COBOL is the most used language in the mainframe environment. It was designed in 1959 and evolved in parallel to other programming languages, thus, having its own constructs and primitives. Furthermore, data produced by COBOL has EBCDIC encoding and has a different binary representation of numeric data types.

We have developed Cobrix, a library that extends Spark SQL API to allow direct reading from binary files generated by mainframes.
While projects like Sqoop focus on transferring relational data by providing direct connectors to a mainframe, Cobrix can be used to parse and load hierarchical data (from IMS for instance) after it is transferred from a mainframe by dumping records to a binary file. Schema should be provided as a COBOL copybook. It can contain nested structures and arrays. We present how the schema mapping between COBOL and Spark was done, and how it was used in the implementation of Spark COBOL data source.
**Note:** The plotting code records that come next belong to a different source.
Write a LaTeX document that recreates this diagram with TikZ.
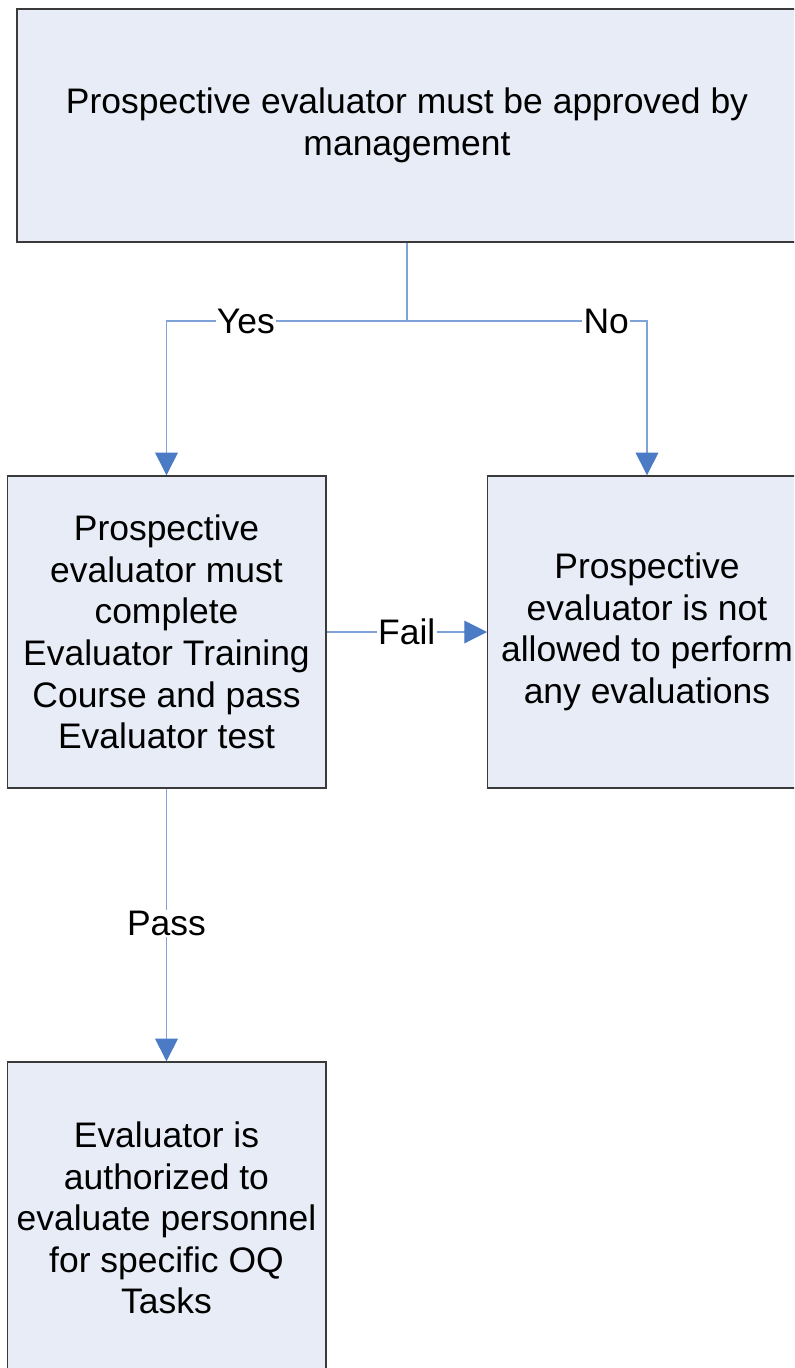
\documentclass[tikz,border=0pt]{standalone}
\usepackage{fontspec}
\setmainfont{Liberation Sans}
\usetikzlibrary{arrows.meta, positioning}
\definecolor{boxfill}{HTML}{E7ECF6}
\definecolor{boxline}{HTML}{3A3A3A}
\definecolor{wire}{HTML}{7FA2D8}
\definecolor{tipblue}{HTML}{4A7BC4}
\tikzset{
  box/.style={draw=boxline, line width=1pt, fill=boxfill, align=center,
    minimum width=239pt, minimum height=234pt, inner sep=2pt,
    font=\fontsize{26.6}{31.2}\selectfont},
  conn/.style={draw=wire, line width=0.8pt},
  arr/.style={conn, -{Triangle[length=17pt, width=17pt, color=tipblue]}},
  lbl/.style={fill=white, inner sep=1pt, font=\fontsize{26.6}{31.2}\selectfont},
}

\begin{document}
\begin{tikzpicture}[x=0.75pt, y=-0.75pt]
    \useasboundingbox (0,0) rectangle (794,1368);
    \clip (0,0) rectangle (794,1368);
    \node[box, minimum width=585pt, minimum height=174.75pt] (approve) at (407,125.5)
      {Prospective evaluator must be approved by\\management};
    \node[box] (course) at (166.5,632)
      {Prospective\\evaluator must\\complete\\Evaluator Training\\Course and pass\\Evaluator test};
    \node[box] (denied) at (647,632)
      {Prospective\\evaluator is not\\allowed to perform\\any evaluations};
    \node[box] (authorized) at (166.5,1218)
      {Evaluator is\\authorized to\\evaluate personnel\\for specific OQ\\Tasks};
    \coordinate (split) at (407,321);
    \draw[conn] (approve) -- (split);
    \draw[arr] (split) -| node[lbl, pos=0.335] {Yes} (course);
    \draw[arr] (split) -| node[lbl, pos=0.415] {No} (denied);
    \draw[arr] (course) -- node[lbl] {Fail} (denied);
    \draw[arr] (course) -- node[lbl, pos=0.495] {Pass} (authorized);
  \end{tikzpicture}
\end{document}
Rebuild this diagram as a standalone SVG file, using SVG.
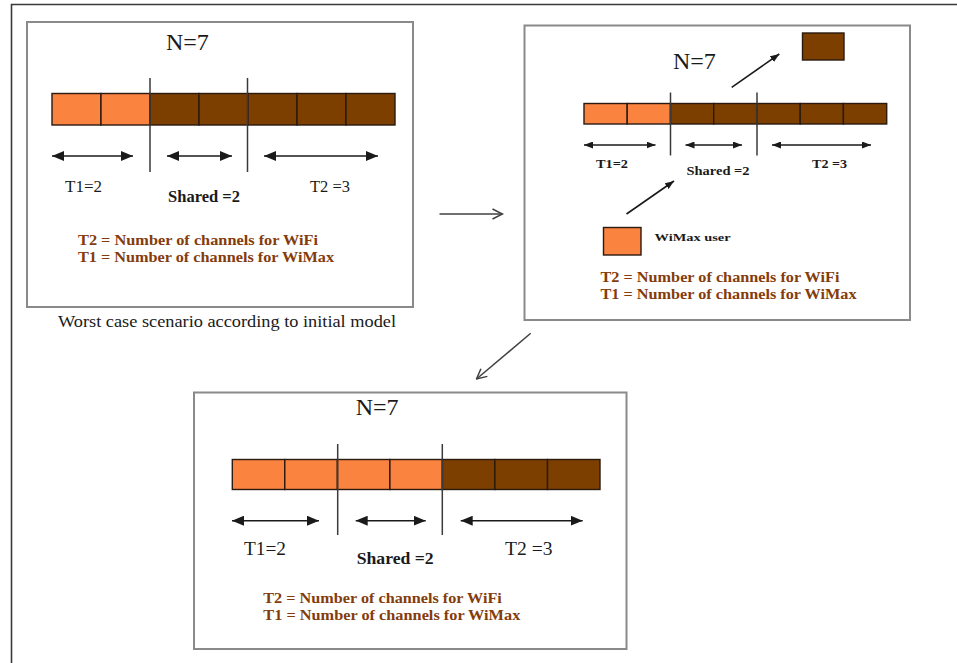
<svg xmlns="http://www.w3.org/2000/svg" width="957" height="663" viewBox="0 0 957 663">
  <defs>
    <style>
      .frame { fill: none; stroke: #3a3a3a; stroke-width: 1.6; }
      .panel { fill: #ffffff; stroke: #8a8a8a; stroke-width: 2; }
      .wimax { fill: #fb8340; stroke: #2a1a10; stroke-width: 1.4; }
      .wifi { fill: #7c3f00; stroke: #2a1a10; stroke-width: 1.4; }
      .div { stroke: #3a3a3a; stroke-width: 1.5; }
      .span { stroke: #1a1a1a; stroke-width: 1.6; fill: none; }
      .link { stroke: #404040; stroke-width: 1.5; fill: none; }
      text { font-family: 'Liberation Serif', 'DejaVu Serif', serif; }
      .big { font-size: 24px; fill: #1a1a1a; }
      .lbl { fill: #1a1a1a; }
      .bold { font-weight: bold; fill: #1a1a1a; }
      .legend { font-weight: bold; font-size: 15px; fill: #843c0c; }
    </style>
    <marker id="tipL" viewBox="0 0 12 10" refX="12" refY="5" markerWidth="12" markerHeight="10" markerUnits="userSpaceOnUse" orient="auto-start-reverse">
      <path d="M0,0 L12,5 L0,10 z" fill="#1a1a1a"/>
    </marker>
    <marker id="tipS" viewBox="0 0 9 7" refX="9" refY="3.5" markerWidth="9" markerHeight="7" markerUnits="userSpaceOnUse" orient="auto-start-reverse">
      <path d="M0,0 L9,3.5 L0,7 z" fill="#1a1a1a"/>
    </marker>
    <marker id="chev" viewBox="0 0 12 12" refX="11" refY="6" markerWidth="12" markerHeight="12" markerUnits="userSpaceOnUse" orient="auto">
      <path d="M1,1 L11,6 L1,11" fill="none" stroke="#404040" stroke-width="1.5"/>
    </marker>
  </defs>

  <rect width="957" height="663" fill="#ffffff"/>
  <!-- outer frame, open on the right and bottom -->
  <path class="frame" d="M11.5,663 V4.5 H957"/>

  <!-- Panel 1: initial allocation -->
  <g id="panel-initial">
    <rect class="panel" x="27" y="22" width="386" height="285"/>
    <text class="big" x="166" y="50" font-family="Liberation Serif, DejaVu Serif, serif">N=7</text>
    <rect class="wimax" x="52" y="93.5" width="49" height="31.5"/>
    <rect class="wimax" x="101" y="93.5" width="49" height="31.5"/>
    <rect class="wifi" x="150" y="93.5" width="49" height="31.5"/>
    <rect class="wifi" x="199" y="93.5" width="49" height="31.5"/>
    <rect class="wifi" x="248" y="93.5" width="49" height="31.5"/>
    <rect class="wifi" x="297" y="93.5" width="49" height="31.5"/>
    <rect class="wifi" x="346" y="93.5" width="49" height="31.5"/>
    <line class="div" x1="150" y1="78" x2="150" y2="172"/>
    <line class="div" x1="247.5" y1="78" x2="247.5" y2="172"/>
    <line class="span" x1="52" y1="156" x2="133" y2="156" marker-start="url(#tipL)" marker-end="url(#tipL)"/>
    <line class="span" x1="167" y1="156" x2="232" y2="156" marker-start="url(#tipL)" marker-end="url(#tipL)"/>
    <line class="span" x1="264" y1="156" x2="378" y2="156" marker-start="url(#tipL)" marker-end="url(#tipL)"/>
    <text class="lbl" x="65" y="192" font-size="17" textLength="37" lengthAdjust="spacingAndGlyphs">T1=2</text>
    <text class="bold" x="168" y="202" font-size="16.5" textLength="72" lengthAdjust="spacingAndGlyphs">Shared =2</text>
    <text class="lbl" x="310" y="192" font-size="17" textLength="40" lengthAdjust="spacingAndGlyphs">T2 =3</text>
    <text class="legend" x="78" y="245" textLength="240" lengthAdjust="spacingAndGlyphs">T2 = Number of channels for WiFi</text>
    <text class="legend" x="78" y="262" textLength="256" lengthAdjust="spacingAndGlyphs">T1 = Number of channels for WiMax</text>
  </g>
  <text id="caption" class="lbl" x="58" y="327" font-size="16" textLength="338" lengthAdjust="spacingAndGlyphs">Worst case scenario according to initial model</text>

  <!-- Panel 2: WiMax user takes a shared channel -->
  <g id="panel-arrival">
    <rect class="panel" x="524.5" y="25.5" width="385.5" height="294.5"/>
    <text class="big" x="673" y="69">N=7</text>
    <rect class="wimax" x="584" y="103.5" width="43.2" height="20.5"/>
    <rect class="wimax" x="627.2" y="103.5" width="43.3" height="20.5"/>
    <rect class="wifi" x="670.5" y="103.5" width="43.2" height="20.5"/>
    <rect class="wifi" x="713.7" y="103.5" width="43.3" height="20.5"/>
    <rect class="wifi" x="757" y="103.5" width="43.2" height="20.5"/>
    <rect class="wifi" x="800.2" y="103.5" width="43.2" height="20.5"/>
    <rect class="wifi" x="843.4" y="103.5" width="43.3" height="20.5"/>
    <line class="div" x1="670.5" y1="92.5" x2="670.5" y2="155.5"/>
    <line class="div" x1="757" y1="92.5" x2="757" y2="155.5"/>
    <line class="span" x1="584" y1="145" x2="655.5" y2="145" stroke-width="1.3" marker-start="url(#tipS)" marker-end="url(#tipS)"/>
    <line class="span" x1="685.5" y1="145" x2="742" y2="145" stroke-width="1.3" marker-start="url(#tipS)" marker-end="url(#tipS)"/>
    <line class="span" x1="772" y1="145" x2="871" y2="145" stroke-width="1.3" marker-start="url(#tipS)" marker-end="url(#tipS)"/>
    <text class="bold" x="596" y="168" font-size="12.5" fill="#333" textLength="32" lengthAdjust="spacingAndGlyphs">T1=2</text>
    <text class="bold" x="686.5" y="175" font-size="13" textLength="63" lengthAdjust="spacingAndGlyphs">Shared =2</text>
    <text class="bold" x="812" y="168" font-size="12.5" fill="#333" textLength="35" lengthAdjust="spacingAndGlyphs">T2 =3</text>
    <rect class="wifi" x="802.5" y="33" width="41.5" height="27" stroke="#111" stroke-width="2.5"/>
    <line class="span" x1="731.7" y1="87.3" x2="779.3" y2="54" stroke-width="1.4" marker-end="url(#tipS)"/>
    <line class="span" x1="626.5" y1="214" x2="674" y2="181" stroke-width="1.4" marker-end="url(#tipS)"/>
    <rect class="wimax" x="603.5" y="227.5" width="37.5" height="27.5" stroke="#7c3f00" stroke-width="1.6"/>
    <text class="bold" x="654.6" y="241" font-size="10" textLength="76" lengthAdjust="spacingAndGlyphs">WiMax user</text>
    <text class="legend" x="600.5" y="282" textLength="239" lengthAdjust="spacingAndGlyphs">T2 = Number of channels for WiFi</text>
    <text class="legend" x="600.5" y="299" textLength="256" lengthAdjust="spacingAndGlyphs">T1 = Number of channels for WiMax</text>
  </g>

  <!-- Panel 3: resulting allocation -->
  <g id="panel-result">
    <rect class="panel" x="194" y="392.5" width="432.5" height="256.5"/>
    <text class="big" x="355.7" y="415">N=7</text>
    <rect class="wimax" x="232.3" y="459.5" width="52.5" height="30"/>
    <rect class="wimax" x="284.8" y="459.5" width="52.6" height="30"/>
    <rect class="wimax" x="337.4" y="459.5" width="52.5" height="30"/>
    <rect class="wimax" x="389.9" y="459.5" width="52.5" height="30"/>
    <rect class="wifi" x="442.4" y="459.5" width="52.5" height="30"/>
    <rect class="wifi" x="494.9" y="459.5" width="52.6" height="30"/>
    <rect class="wifi" x="547.5" y="459.5" width="52.5" height="30"/>
    <line class="div" x1="337.7" y1="444" x2="337.7" y2="535"/>
    <line class="div" x1="442.3" y1="444" x2="442.3" y2="535"/>
    <line class="span" x1="232" y1="520.7" x2="319" y2="520.7" marker-start="url(#tipL)" marker-end="url(#tipL)"/>
    <line class="span" x1="355.7" y1="520.7" x2="425.7" y2="520.7" marker-start="url(#tipL)" marker-end="url(#tipL)"/>
    <line class="span" x1="460.7" y1="520.7" x2="582.7" y2="520.7" marker-start="url(#tipL)" marker-end="url(#tipL)"/>
    <text class="lbl" x="244" y="555" font-size="18" textLength="42" lengthAdjust="spacingAndGlyphs">T1=2</text>
    <text class="bold" x="356.7" y="564" font-size="17.5" textLength="77" lengthAdjust="spacingAndGlyphs">Shared =2</text>
    <text class="lbl" x="505" y="555" font-size="18" textLength="47.5" lengthAdjust="spacingAndGlyphs">T2 =3</text>
    <text class="legend" x="263.3" y="603" textLength="238.5" lengthAdjust="spacingAndGlyphs">T2 = Number of channels for WiFi</text>
    <text class="legend" x="263.3" y="619.5" textLength="257" lengthAdjust="spacingAndGlyphs">T1 = Number of channels for WiMax</text>
  </g>

  <!-- flow between panels -->
  <g id="connectors">
    <line class="link" x1="439.5" y1="214" x2="502.5" y2="214" marker-end="url(#chev)"/>
    <line class="link" x1="530.7" y1="333.3" x2="476.5" y2="379" marker-end="url(#chev)"/>
  </g>
</svg>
We also present use cases of simple and multi-segment files to illustrate how we use the library to load data from mainframes into our Hadoop data lake.

We have open sourced Cobrix at https://github.com/AbsaOSS/cobrix

Presentation Video

講演者

Ruslan Iushchenko
Big Data Engineer
ABSA
Ruslan is a Scala and Spark enthusiast with a degree in High Performance Computing. He lives in Prague, Czech Republic. Until 2016 he worked on seismic wave simulation software for Oil and Gas industry in Kiev, Ukraine. Also he taught Parallel Programming at a university there for some time. Now he works for ABSA, a multinational African bank as a big data engineer in Big Data R&D team. His interests include distributed systems, concurrent and parallel programming.
Felipe Melo
Big Data Engineer
ABSA
Senior Big Data Engineer with experience in Information Retrieval and Machine Learning.